What is being asked:
Repeat the data that follows, word for word, without the images.

begin

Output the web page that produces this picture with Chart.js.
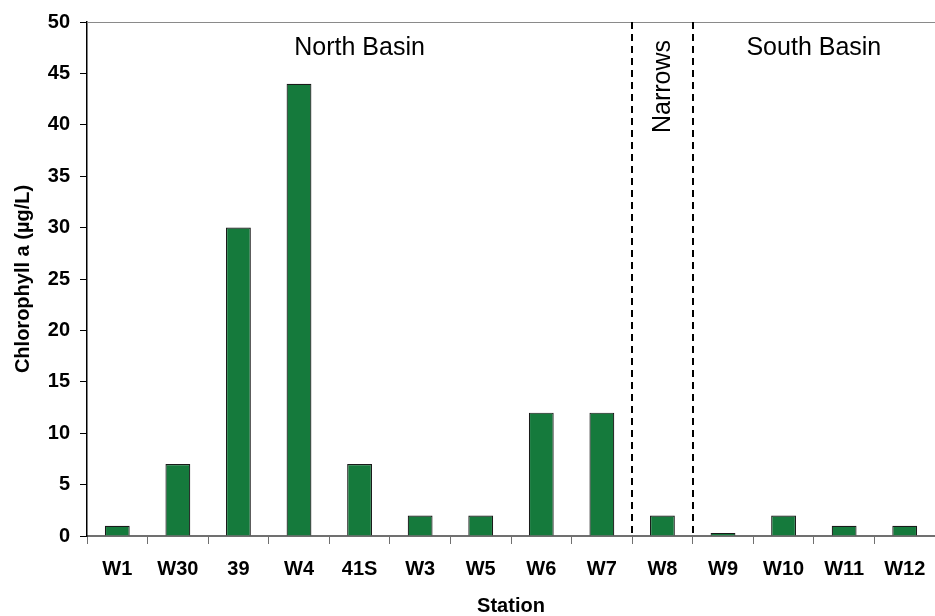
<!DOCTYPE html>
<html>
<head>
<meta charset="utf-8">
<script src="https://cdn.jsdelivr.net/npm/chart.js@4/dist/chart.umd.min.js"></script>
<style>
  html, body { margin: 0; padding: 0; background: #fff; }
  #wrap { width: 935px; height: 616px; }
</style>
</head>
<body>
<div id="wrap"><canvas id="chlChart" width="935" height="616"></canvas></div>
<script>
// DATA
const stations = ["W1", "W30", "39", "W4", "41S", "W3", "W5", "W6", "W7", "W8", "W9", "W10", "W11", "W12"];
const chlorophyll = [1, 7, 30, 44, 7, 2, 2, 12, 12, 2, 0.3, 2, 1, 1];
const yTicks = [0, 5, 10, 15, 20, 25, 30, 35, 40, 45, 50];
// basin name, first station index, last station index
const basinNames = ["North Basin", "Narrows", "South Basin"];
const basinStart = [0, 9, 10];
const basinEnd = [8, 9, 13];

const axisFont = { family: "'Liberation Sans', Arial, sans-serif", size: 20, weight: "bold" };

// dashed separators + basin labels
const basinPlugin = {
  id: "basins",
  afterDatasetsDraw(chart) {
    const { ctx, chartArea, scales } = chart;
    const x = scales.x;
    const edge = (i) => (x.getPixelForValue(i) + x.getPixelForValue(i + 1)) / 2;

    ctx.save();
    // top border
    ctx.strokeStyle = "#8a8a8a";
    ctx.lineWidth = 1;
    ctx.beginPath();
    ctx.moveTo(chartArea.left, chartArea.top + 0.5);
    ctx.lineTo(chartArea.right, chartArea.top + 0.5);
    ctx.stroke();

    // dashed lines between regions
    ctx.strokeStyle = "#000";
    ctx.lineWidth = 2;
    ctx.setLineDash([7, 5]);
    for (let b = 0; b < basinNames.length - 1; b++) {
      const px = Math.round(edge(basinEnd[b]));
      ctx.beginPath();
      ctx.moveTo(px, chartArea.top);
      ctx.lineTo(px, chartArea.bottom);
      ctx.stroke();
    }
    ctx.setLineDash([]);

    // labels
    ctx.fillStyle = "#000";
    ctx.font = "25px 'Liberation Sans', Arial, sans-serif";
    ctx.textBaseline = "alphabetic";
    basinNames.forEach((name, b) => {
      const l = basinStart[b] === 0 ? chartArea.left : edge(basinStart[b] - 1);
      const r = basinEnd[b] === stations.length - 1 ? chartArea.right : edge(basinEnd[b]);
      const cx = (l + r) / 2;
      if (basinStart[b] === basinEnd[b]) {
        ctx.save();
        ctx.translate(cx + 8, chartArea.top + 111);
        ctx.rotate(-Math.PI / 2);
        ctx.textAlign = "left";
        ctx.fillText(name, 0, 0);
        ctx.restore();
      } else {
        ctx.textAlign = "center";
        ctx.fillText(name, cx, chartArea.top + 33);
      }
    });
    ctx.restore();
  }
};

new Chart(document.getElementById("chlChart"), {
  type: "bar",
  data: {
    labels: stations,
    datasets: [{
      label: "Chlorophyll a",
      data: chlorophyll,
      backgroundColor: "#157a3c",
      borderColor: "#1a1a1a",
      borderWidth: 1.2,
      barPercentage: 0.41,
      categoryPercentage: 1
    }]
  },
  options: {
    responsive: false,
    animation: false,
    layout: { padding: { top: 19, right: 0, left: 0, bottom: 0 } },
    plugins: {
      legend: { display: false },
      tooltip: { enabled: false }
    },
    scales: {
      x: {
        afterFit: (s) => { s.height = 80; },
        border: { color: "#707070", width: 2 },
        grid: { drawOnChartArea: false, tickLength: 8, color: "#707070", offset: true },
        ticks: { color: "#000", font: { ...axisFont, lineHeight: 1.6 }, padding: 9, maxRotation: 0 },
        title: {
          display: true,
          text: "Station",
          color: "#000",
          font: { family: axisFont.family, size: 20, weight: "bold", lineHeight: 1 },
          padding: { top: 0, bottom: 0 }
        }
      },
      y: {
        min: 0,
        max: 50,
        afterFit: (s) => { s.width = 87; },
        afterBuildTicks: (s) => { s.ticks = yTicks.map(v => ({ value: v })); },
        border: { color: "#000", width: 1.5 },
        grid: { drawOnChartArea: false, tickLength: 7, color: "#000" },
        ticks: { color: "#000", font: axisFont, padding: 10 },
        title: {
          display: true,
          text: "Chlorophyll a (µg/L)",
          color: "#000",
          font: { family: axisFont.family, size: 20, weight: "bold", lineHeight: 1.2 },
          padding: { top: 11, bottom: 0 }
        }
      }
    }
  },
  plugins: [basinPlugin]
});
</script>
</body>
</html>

end

Exercise output:
Output the web page that produces this picture with Chart.js.
<!DOCTYPE html>
<html>
<head>
<meta charset="utf-8">
<script src="https://cdn.jsdelivr.net/npm/chart.js@4/dist/chart.umd.min.js"></script>
<style>
  html, body { margin: 0; padding: 0; background: #fff; }
  #wrap { width: 935px; height: 616px; }
</style>
</head>
<body>
<div id="wrap"><canvas id="chlChart" width="935" height="616"></canvas></div>
<script>
// DATA
const stations = ["W1", "W30", "39", "W4", "41S", "W3", "W5", "W6", "W7", "W8", "W9", "W10", "W11", "W12"];
const chlorophyll = [1, 7, 30, 44, 7, 2, 2, 12, 12, 2, 0.3, 2, 1, 1];
const yTicks = [0, 5, 10, 15, 20, 25, 30, 35, 40, 45, 50];
// basin name, first station index, last station index
const basinNames = ["North Basin", "Narrows", "South Basin"];
const basinStart = [0, 9, 10];
const basinEnd = [8, 9, 13];

const axisFont = { family: "'Liberation Sans', Arial, sans-serif", size: 20, weight: "bold" };

// dashed separators + basin labels
const basinPlugin = {
  id: "basins",
  afterDatasetsDraw(chart) {
    const { ctx, chartArea, scales } = chart;
    const x = scales.x;
    const edge = (i) => (x.getPixelForValue(i) + x.getPixelForValue(i + 1)) / 2;

    ctx.save();
    // top border
    ctx.strokeStyle = "#8a8a8a";
    ctx.lineWidth = 1;
    ctx.beginPath();
    ctx.moveTo(chartArea.left, chartArea.top + 0.5);
    ctx.lineTo(chartArea.right, chartArea.top + 0.5);
    ctx.stroke();

    // dashed lines between regions
    ctx.strokeStyle = "#000";
    ctx.lineWidth = 2;
    ctx.setLineDash([7, 5]);
    for (let b = 0; b < basinNames.length - 1; b++) {
      const px = Math.round(edge(basinEnd[b]));
      ctx.beginPath();
      ctx.moveTo(px, chartArea.top);
      ctx.lineTo(px, chartArea.bottom);
      ctx.stroke();
    }
    ctx.setLineDash([]);

    // labels
    ctx.fillStyle = "#000";
    ctx.font = "25px 'Liberation Sans', Arial, sans-serif";
    ctx.textBaseline = "alphabetic";
    basinNames.forEach((name, b) => {
      const l = basinStart[b] === 0 ? chartArea.left : edge(basinStart[b] - 1);
      const r = basinEnd[b] === stations.length - 1 ? chartArea.right : edge(basinEnd[b]);
      const cx = (l + r) / 2;
      if (basinStart[b] === basinEnd[b]) {
        ctx.save();
        ctx.translate(cx + 8, chartArea.top + 111);
        ctx.rotate(-Math.PI / 2);
        ctx.textAlign = "left";
        ctx.fillText(name, 0, 0);
        ctx.restore();
      } else {
        ctx.textAlign = "center";
        ctx.fillText(name, cx, chartArea.top + 33);
      }
    });
    ctx.restore();
  }
};

new Chart(document.getElementById("chlChart"), {
  type: "bar",
  data: {
    labels: stations,
    datasets: [{
      label: "Chlorophyll a",
      data: chlorophyll,
      backgroundColor: "#157a3c",
      borderColor: "#1a1a1a",
      borderWidth: 1.2,
      barPercentage: 0.41,
      categoryPercentage: 1
    }]
  },
  options: {
    responsive: false,
    animation: false,
    layout: { padding: { top: 19, right: 0, left: 0, bottom: 0 } },
    plugins: {
      legend: { display: false },
      tooltip: { enabled: false }
    },
    scales: {
      x: {
        afterFit: (s) => { s.height = 80; },
        border: { color: "#707070", width: 2 },
        grid: { drawOnChartArea: false, tickLength: 8, color: "#707070", offset: true },
        ticks: { color: "#000", font: { ...axisFont, lineHeight: 1.6 }, padding: 9, maxRotation: 0 },
        title: {
          display: true,
          text: "Station",
          color: "#000",
          font: { family: axisFont.family, size: 20, weight: "bold", lineHeight: 1 },
          padding: { top: 0, bottom: 0 }
        }
      },
      y: {
        min: 0,
        max: 50,
        afterFit: (s) => { s.width = 87; },
        afterBuildTicks: (s) => { s.ticks = yTicks.map(v => ({ value: v })); },
        border: { color: "#000", width: 1.5 },
        grid: { drawOnChartArea: false, tickLength: 7, color: "#000" },
        ticks: { color: "#000", font: axisFont, padding: 10 },
        title: {
          display: true,
          text: "Chlorophyll a (µg/L)",
          color: "#000",
          font: { family: axisFont.family, size: 20, weight: "bold", lineHeight: 1.2 },
          padding: { top: 11, bottom: 0 }
        }
      }
    }
  },
  plugins: [basinPlugin]
});
</script>
</body>
</html>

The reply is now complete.